Campbell Thompson

Personal information
- Full name: Campbell Thompson
- Born: 18 January 2004 (age 22)
- Batting: Right Handed
- Bowling: Left-arm medium-fast

Domestic team information
- 2025/26: South Australia (squad no. 10)

Career statistics
| Competition | FC | LA |
| Matches | 1 | 2 |
| Runs scored | 0 | – |
| Batting average | 0 | – |
| 100s/50s | –/– | – |
| Top score | 0* | – |
| Balls bowled | 126 | 76 |
| Wickets | 3 | 1 |
| Bowling average | 14.66 | 42.00 |
| 5 wickets in innings | 0 | – |
| 10 wickets in match | 0 | – |
| Best bowling | 2/16 | 1/3 |
| Catches/stumpings | 1/– | –/– |
- Source: ESPNcricinfo, 8 August 2026

= Campbell Thompson =

Australian cricketer (born 2004)

Campbell Thompson (born 18 January 2004) is an Australian cricketer, who is a left-arm medium-fast.
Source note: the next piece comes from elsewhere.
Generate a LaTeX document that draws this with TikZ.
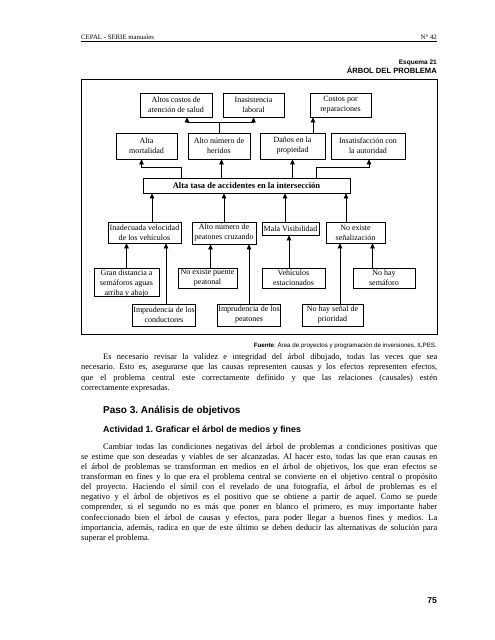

He plays for South Australia cricket team in domestic cricket.

==Domestic career==
He made his List A cricket debut for South Australia against New South Wales on 10 February 2026 in the 2025–26 One-Day Cup.
He made his first-class cricket debut for South Australia against Queensland on 16 February 2026 in the 2025–26 Sheffield Shield season.

In August 2026, Thompson played for the Cricket Australia XI against the visiting Bangladesh team, taking eight wickets in the second innings to win the match for Australia.